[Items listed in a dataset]

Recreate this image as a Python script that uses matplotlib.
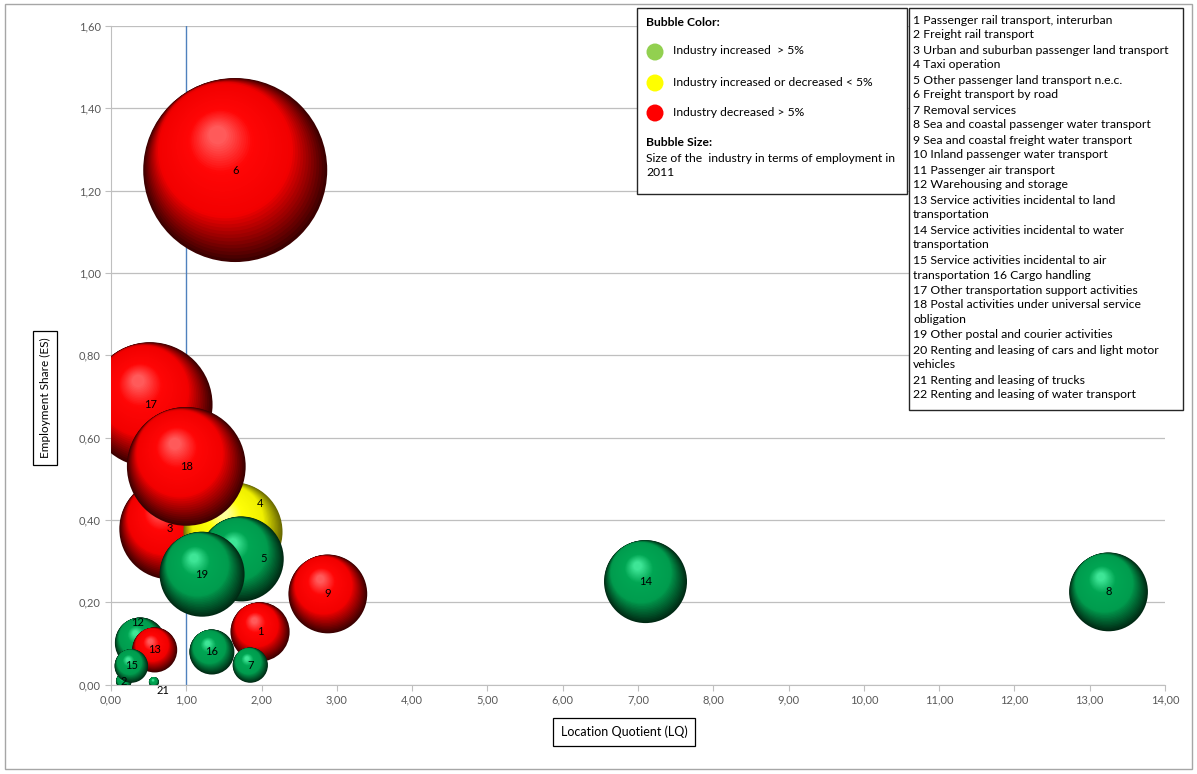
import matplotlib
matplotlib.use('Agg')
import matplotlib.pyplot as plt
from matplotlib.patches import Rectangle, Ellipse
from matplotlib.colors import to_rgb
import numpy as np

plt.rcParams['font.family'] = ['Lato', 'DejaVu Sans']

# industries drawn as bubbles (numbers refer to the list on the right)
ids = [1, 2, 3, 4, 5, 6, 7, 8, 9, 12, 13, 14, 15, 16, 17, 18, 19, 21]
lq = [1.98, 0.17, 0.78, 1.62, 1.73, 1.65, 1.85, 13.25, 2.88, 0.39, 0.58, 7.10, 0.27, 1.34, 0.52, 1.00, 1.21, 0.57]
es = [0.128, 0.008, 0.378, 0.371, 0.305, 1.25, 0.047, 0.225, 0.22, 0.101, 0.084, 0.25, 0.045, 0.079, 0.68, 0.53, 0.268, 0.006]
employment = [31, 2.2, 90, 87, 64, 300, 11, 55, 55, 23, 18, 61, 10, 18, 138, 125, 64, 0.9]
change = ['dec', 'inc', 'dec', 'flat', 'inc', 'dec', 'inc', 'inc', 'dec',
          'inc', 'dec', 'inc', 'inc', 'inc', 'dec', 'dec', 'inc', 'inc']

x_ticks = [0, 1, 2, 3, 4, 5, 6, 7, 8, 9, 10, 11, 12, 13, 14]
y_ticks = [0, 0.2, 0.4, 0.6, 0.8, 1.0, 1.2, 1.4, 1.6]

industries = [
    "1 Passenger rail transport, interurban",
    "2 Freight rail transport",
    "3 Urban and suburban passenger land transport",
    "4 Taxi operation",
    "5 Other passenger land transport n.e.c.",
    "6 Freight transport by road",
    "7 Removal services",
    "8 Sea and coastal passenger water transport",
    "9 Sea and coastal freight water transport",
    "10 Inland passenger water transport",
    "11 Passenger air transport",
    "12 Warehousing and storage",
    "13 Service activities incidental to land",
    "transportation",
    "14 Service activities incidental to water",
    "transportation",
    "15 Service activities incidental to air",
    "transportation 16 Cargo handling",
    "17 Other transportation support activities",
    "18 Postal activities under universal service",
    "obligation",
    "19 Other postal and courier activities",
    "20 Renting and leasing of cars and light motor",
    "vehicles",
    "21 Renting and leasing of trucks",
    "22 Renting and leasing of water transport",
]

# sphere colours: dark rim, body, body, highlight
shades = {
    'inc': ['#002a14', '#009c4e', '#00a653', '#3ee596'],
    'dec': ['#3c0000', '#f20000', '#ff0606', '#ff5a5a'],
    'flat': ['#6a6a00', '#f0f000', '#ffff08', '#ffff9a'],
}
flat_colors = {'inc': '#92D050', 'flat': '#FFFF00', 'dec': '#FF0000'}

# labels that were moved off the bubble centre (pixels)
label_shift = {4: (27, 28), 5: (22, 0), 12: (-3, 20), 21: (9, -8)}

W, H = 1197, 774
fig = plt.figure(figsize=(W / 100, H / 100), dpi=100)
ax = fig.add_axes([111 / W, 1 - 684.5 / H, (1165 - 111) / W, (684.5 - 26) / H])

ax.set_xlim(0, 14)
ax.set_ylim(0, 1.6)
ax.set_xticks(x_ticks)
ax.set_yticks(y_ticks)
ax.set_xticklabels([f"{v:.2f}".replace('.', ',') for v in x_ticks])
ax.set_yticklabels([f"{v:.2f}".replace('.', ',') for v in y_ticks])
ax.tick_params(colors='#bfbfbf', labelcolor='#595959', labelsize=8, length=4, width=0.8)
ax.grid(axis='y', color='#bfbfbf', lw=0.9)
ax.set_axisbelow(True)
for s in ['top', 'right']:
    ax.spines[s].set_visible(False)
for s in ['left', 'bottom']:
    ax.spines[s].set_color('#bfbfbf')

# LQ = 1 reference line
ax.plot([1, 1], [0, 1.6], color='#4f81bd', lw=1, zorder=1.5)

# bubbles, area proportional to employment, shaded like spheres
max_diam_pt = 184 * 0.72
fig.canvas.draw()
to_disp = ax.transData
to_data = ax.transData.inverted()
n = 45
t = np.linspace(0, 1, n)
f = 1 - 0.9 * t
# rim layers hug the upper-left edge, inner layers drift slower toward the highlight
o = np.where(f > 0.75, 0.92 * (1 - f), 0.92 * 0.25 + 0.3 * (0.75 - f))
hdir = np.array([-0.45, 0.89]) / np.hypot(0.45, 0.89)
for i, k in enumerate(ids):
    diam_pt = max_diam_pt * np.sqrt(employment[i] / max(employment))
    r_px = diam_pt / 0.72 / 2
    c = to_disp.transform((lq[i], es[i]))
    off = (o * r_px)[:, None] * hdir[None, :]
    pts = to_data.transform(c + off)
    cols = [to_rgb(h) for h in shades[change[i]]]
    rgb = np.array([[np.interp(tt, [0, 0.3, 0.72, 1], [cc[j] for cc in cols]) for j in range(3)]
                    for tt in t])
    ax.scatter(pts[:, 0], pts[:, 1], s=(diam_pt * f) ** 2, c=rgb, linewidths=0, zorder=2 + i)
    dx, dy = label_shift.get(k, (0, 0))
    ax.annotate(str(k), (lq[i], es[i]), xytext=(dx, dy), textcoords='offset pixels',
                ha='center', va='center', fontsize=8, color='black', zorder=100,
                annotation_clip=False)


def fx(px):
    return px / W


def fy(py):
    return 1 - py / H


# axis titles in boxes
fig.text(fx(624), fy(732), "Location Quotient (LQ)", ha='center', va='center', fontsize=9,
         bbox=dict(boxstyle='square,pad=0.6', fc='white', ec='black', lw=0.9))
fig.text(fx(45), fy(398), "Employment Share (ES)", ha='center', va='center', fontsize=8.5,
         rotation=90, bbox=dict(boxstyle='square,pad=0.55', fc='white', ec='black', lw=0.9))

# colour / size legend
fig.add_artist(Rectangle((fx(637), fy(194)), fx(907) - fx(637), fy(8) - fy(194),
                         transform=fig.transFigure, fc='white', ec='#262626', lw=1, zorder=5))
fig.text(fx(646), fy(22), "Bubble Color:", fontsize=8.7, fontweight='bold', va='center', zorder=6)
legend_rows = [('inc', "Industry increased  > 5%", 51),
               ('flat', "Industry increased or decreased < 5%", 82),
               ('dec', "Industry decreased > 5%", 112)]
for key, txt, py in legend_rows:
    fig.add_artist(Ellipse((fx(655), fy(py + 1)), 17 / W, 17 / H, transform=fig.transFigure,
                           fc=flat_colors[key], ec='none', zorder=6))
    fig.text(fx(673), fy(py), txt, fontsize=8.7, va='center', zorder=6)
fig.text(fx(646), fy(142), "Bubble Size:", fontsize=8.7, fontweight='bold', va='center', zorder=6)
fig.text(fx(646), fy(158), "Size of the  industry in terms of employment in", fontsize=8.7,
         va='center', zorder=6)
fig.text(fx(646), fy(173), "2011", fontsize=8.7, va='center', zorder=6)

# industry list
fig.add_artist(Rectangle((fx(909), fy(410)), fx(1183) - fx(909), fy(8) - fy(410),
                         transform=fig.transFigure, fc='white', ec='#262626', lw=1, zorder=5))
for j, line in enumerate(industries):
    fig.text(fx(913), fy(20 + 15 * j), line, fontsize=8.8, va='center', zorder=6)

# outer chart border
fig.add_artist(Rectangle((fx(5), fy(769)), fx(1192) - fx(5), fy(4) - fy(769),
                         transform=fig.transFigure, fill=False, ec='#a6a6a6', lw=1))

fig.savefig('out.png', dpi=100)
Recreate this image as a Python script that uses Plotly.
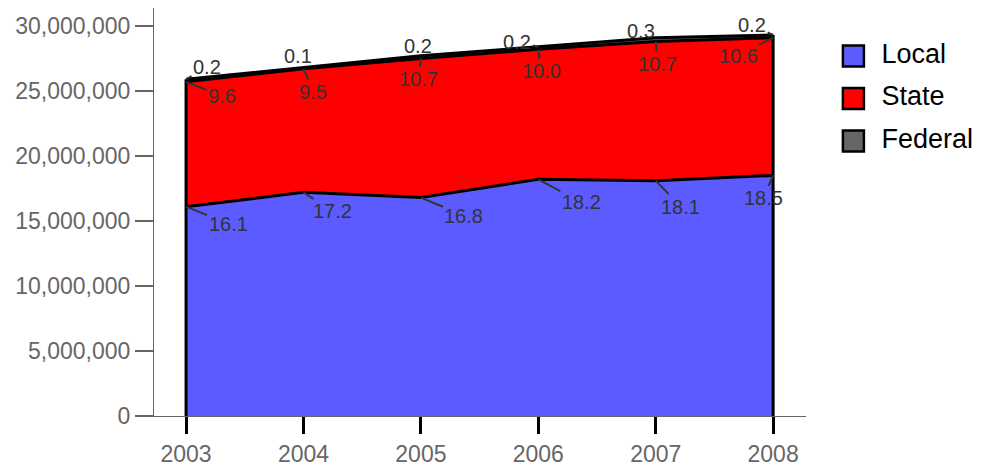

WHAT THIS TASK INVOLVES — Write out the listing word for word, omitting the pictures it holds.

CORRECT RESULT —
Recreate this image as a Python script that uses matplotlib.
import matplotlib
matplotlib.use('Agg')
import matplotlib.pyplot as plt
from matplotlib.patches import Rectangle, Ellipse
from matplotlib.colors import to_rgb
import numpy as np

plt.rcParams['font.family'] = ['Lato', 'DejaVu Sans']

# industries drawn as bubbles (numbers refer to the list on the right)
ids = [1, 2, 3, 4, 5, 6, 7, 8, 9, 12, 13, 14, 15, 16, 17, 18, 19, 21]
lq = [1.98, 0.17, 0.78, 1.62, 1.73, 1.65, 1.85, 13.25, 2.88, 0.39, 0.58, 7.10, 0.27, 1.34, 0.52, 1.00, 1.21, 0.57]
es = [0.128, 0.008, 0.378, 0.371, 0.305, 1.25, 0.047, 0.225, 0.22, 0.101, 0.084, 0.25, 0.045, 0.079, 0.68, 0.53, 0.268, 0.006]
employment = [31, 2.2, 90, 87, 64, 300, 11, 55, 55, 23, 18, 61, 10, 18, 138, 125, 64, 0.9]
change = ['dec', 'inc', 'dec', 'flat', 'inc', 'dec', 'inc', 'inc', 'dec',
          'inc', 'dec', 'inc', 'inc', 'inc', 'dec', 'dec', 'inc', 'inc']

x_ticks = [0, 1, 2, 3, 4, 5, 6, 7, 8, 9, 10, 11, 12, 13, 14]
y_ticks = [0, 0.2, 0.4, 0.6, 0.8, 1.0, 1.2, 1.4, 1.6]

industries = [
    "1 Passenger rail transport, interurban",
    "2 Freight rail transport",
    "3 Urban and suburban passenger land transport",
    "4 Taxi operation",
    "5 Other passenger land transport n.e.c.",
    "6 Freight transport by road",
    "7 Removal services",
    "8 Sea and coastal passenger water transport",
    "9 Sea and coastal freight water transport",
    "10 Inland passenger water transport",
    "11 Passenger air transport",
    "12 Warehousing and storage",
    "13 Service activities incidental to land",
    "transportation",
    "14 Service activities incidental to water",
    "transportation",
    "15 Service activities incidental to air",
    "transportation 16 Cargo handling",
    "17 Other transportation support activities",
    "18 Postal activities under universal service",
    "obligation",
    "19 Other postal and courier activities",
    "20 Renting and leasing of cars and light motor",
    "vehicles",
    "21 Renting and leasing of trucks",
    "22 Renting and leasing of water transport",
]

# sphere colours: dark rim, body, body, highlight
shades = {
    'inc': ['#002a14', '#009c4e', '#00a653', '#3ee596'],
    'dec': ['#3c0000', '#f20000', '#ff0606', '#ff5a5a'],
    'flat': ['#6a6a00', '#f0f000', '#ffff08', '#ffff9a'],
}
flat_colors = {'inc': '#92D050', 'flat': '#FFFF00', 'dec': '#FF0000'}

# labels that were moved off the bubble centre (pixels)
label_shift = {4: (27, 28), 5: (22, 0), 12: (-3, 20), 21: (9, -8)}

W, H = 1197, 774
fig = plt.figure(figsize=(W / 100, H / 100), dpi=100)
ax = fig.add_axes([111 / W, 1 - 684.5 / H, (1165 - 111) / W, (684.5 - 26) / H])

ax.set_xlim(0, 14)
ax.set_ylim(0, 1.6)
ax.set_xticks(x_ticks)
ax.set_yticks(y_ticks)
ax.set_xticklabels([f"{v:.2f}".replace('.', ',') for v in x_ticks])
ax.set_yticklabels([f"{v:.2f}".replace('.', ',') for v in y_ticks])
ax.tick_params(colors='#bfbfbf', labelcolor='#595959', labelsize=8, length=4, width=0.8)
ax.grid(axis='y', color='#bfbfbf', lw=0.9)
ax.set_axisbelow(True)
for s in ['top', 'right']:
    ax.spines[s].set_visible(False)
for s in ['left', 'bottom']:
    ax.spines[s].set_color('#bfbfbf')

# LQ = 1 reference line
ax.plot([1, 1], [0, 1.6], color='#4f81bd', lw=1, zorder=1.5)

# bubbles, area proportional to employment, shaded like spheres
max_diam_pt = 184 * 0.72
fig.canvas.draw()
to_disp = ax.transData
to_data = ax.transData.inverted()
n = 45
t = np.linspace(0, 1, n)
f = 1 - 0.9 * t
# rim layers hug the upper-left edge, inner layers drift slower toward the highlight
o = np.where(f > 0.75, 0.92 * (1 - f), 0.92 * 0.25 + 0.3 * (0.75 - f))
hdir = np.array([-0.45, 0.89]) / np.hypot(0.45, 0.89)
for i, k in enumerate(ids):
    diam_pt = max_diam_pt * np.sqrt(employment[i] / max(employment))
    r_px = diam_pt / 0.72 / 2
    c = to_disp.transform((lq[i], es[i]))
    off = (o * r_px)[:, None] * hdir[None, :]
    pts = to_data.transform(c + off)
    cols = [to_rgb(h) for h in shades[change[i]]]
    rgb = np.array([[np.interp(tt, [0, 0.3, 0.72, 1], [cc[j] for cc in cols]) for j in range(3)]
                    for tt in t])
    ax.scatter(pts[:, 0], pts[:, 1], s=(diam_pt * f) ** 2, c=rgb, linewidths=0, zorder=2 + i)
    dx, dy = label_shift.get(k, (0, 0))
    ax.annotate(str(k), (lq[i], es[i]), xytext=(dx, dy), textcoords='offset pixels',
                ha='center', va='center', fontsize=8, color='black', zorder=100,
                annotation_clip=False)


def fx(px):
    return px / W


def fy(py):
    return 1 - py / H


# axis titles in boxes
fig.text(fx(624), fy(732), "Location Quotient (LQ)", ha='center', va='center', fontsize=9,
         bbox=dict(boxstyle='square,pad=0.6', fc='white', ec='black', lw=0.9))
fig.text(fx(45), fy(398), "Employment Share (ES)", ha='center', va='center', fontsize=8.5,
         rotation=90, bbox=dict(boxstyle='square,pad=0.55', fc='white', ec='black', lw=0.9))

# colour / size legend
fig.add_artist(Rectangle((fx(637), fy(194)), fx(907) - fx(637), fy(8) - fy(194),
                         transform=fig.transFigure, fc='white', ec='#262626', lw=1, zorder=5))
fig.text(fx(646), fy(22), "Bubble Color:", fontsize=8.7, fontweight='bold', va='center', zorder=6)
legend_rows = [('inc', "Industry increased  > 5%", 51),
               ('flat', "Industry increased or decreased < 5%", 82),
               ('dec', "Industry decreased > 5%", 112)]
for key, txt, py in legend_rows:
    fig.add_artist(Ellipse((fx(655), fy(py + 1)), 17 / W, 17 / H, transform=fig.transFigure,
                           fc=flat_colors[key], ec='none', zorder=6))
    fig.text(fx(673), fy(py), txt, fontsize=8.7, va='center', zorder=6)
fig.text(fx(646), fy(142), "Bubble Size:", fontsize=8.7, fontweight='bold', va='center', zorder=6)
fig.text(fx(646), fy(158), "Size of the  industry in terms of employment in", fontsize=8.7,
         va='center', zorder=6)
fig.text(fx(646), fy(173), "2011", fontsize=8.7, va='center', zorder=6)

# industry list
fig.add_artist(Rectangle((fx(909), fy(410)), fx(1183) - fx(909), fy(8) - fy(410),
                         transform=fig.transFigure, fc='white', ec='#262626', lw=1, zorder=5))
for j, line in enumerate(industries):
    fig.text(fx(913), fy(20 + 15 * j), line, fontsize=8.8, va='center', zorder=6)

# outer chart border
fig.add_artist(Rectangle((fx(5), fy(769)), fx(1192) - fx(5), fy(4) - fy(769),
                         transform=fig.transFigure, fill=False, ec='#a6a6a6', lw=1))

fig.savefig('out.png', dpi=100)
Recreate this image as a Python script that uses Plotly.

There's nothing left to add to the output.